Mutual fund investors need to understand ratings to make better judgements about mutual funds they're looking to buy.
Mutual funds, although easy to invest in, can be tricky investment given their vast variety and different fund managers’ skills. Many mutual fund investors rely on Morningstar ratings where funds are rated from one star (bottom 10%) to five stars (top 10%). While it definitely shows who has performed better, the star rating is based on past performance and isn’t the greatest indicator of the future performance of the fund. In fact, many Morningstar Five-Star funds did well because the sector they invest in had a bull run.
Great performance may, indeed, indicate that the sector is overpriced and about to enter a correction. Many outperforming mutual funds who were given Five-Star ratings, and subsequently attracted major contributions, in the following years became underperformers. What then is the use for the star rating?
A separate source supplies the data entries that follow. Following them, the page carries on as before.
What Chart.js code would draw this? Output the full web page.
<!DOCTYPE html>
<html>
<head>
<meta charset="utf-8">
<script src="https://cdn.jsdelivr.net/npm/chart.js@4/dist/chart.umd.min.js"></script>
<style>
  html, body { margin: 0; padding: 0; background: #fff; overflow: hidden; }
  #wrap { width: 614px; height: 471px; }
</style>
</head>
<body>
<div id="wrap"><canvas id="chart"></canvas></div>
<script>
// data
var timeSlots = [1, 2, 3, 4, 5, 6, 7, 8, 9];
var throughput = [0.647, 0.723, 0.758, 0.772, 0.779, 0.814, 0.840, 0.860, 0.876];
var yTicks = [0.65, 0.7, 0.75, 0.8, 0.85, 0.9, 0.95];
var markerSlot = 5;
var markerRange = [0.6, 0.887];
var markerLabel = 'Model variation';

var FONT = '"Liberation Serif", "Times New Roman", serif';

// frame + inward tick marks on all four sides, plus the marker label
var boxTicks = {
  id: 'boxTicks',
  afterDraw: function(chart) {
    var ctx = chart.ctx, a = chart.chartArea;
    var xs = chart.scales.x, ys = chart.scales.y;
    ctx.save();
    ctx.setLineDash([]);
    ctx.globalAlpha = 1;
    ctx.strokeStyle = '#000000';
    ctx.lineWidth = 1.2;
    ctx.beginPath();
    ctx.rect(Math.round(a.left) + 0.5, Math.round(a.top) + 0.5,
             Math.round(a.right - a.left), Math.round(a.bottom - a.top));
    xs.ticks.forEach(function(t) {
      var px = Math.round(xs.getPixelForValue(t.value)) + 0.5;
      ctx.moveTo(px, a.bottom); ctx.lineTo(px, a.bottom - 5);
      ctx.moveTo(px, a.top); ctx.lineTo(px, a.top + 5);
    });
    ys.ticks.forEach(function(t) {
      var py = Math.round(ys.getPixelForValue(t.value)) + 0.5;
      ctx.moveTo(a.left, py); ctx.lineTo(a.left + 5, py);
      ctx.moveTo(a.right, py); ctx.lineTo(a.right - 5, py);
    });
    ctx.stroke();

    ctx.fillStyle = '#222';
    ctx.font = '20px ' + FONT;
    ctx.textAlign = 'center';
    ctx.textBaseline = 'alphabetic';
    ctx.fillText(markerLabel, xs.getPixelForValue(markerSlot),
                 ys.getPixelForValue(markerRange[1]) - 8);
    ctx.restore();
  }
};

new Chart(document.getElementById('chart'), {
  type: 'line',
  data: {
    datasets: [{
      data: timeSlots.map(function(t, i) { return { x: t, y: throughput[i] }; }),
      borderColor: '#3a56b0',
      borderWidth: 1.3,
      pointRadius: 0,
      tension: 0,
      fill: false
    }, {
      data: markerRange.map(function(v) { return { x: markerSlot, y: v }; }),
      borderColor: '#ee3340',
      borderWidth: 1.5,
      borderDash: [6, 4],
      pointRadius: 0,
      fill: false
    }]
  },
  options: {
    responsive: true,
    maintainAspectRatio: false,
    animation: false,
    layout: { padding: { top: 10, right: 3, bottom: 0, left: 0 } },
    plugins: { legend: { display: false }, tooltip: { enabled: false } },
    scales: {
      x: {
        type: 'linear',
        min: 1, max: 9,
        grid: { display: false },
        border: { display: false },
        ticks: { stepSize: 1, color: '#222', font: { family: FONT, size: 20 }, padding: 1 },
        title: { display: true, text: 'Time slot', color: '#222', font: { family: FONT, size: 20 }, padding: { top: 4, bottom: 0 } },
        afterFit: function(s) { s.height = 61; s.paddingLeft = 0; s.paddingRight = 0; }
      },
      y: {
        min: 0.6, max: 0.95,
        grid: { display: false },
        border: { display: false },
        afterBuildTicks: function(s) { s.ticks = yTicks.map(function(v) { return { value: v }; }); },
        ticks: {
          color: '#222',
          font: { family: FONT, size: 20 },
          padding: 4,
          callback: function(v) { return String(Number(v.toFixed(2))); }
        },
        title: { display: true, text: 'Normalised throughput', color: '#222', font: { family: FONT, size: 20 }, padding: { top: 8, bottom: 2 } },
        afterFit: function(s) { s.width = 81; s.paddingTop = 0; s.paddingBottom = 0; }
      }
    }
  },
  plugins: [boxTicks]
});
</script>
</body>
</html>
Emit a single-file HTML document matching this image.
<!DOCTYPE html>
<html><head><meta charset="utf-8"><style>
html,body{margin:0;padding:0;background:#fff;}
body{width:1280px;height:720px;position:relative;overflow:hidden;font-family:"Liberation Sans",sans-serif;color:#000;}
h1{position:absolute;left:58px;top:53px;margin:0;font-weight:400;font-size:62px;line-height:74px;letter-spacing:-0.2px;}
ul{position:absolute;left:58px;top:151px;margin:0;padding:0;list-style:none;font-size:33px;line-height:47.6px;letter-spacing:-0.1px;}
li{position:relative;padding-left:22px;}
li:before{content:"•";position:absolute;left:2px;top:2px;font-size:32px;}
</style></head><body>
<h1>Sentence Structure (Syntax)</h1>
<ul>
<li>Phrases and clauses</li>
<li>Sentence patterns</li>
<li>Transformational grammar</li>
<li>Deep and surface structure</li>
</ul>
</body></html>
One thing is for sure: One-Star rating may indicate weak management performance, and with so many funds to choose from, it may be better to avoid these funds. Meanwhile, funds with two stars are considered to be underperformers, Three-Star funds to be the average ones, and Four-Star mutual funds are above average performers, with five being the best.
Morningstar ratings performances, as many of the other ratings, have met with criticism as, many claimed, the star ratings do not help greatly when it comes to determining fund’s future performance. In response, Morningstar has introduced another rating on top of the stars. The additional ratings introduce a scale which consists of gold, silver, bronze, neutral, and negative scores. These are analyst expectations as to how well the mutual funds will perform in the longer term. Gold, of course, is the best score.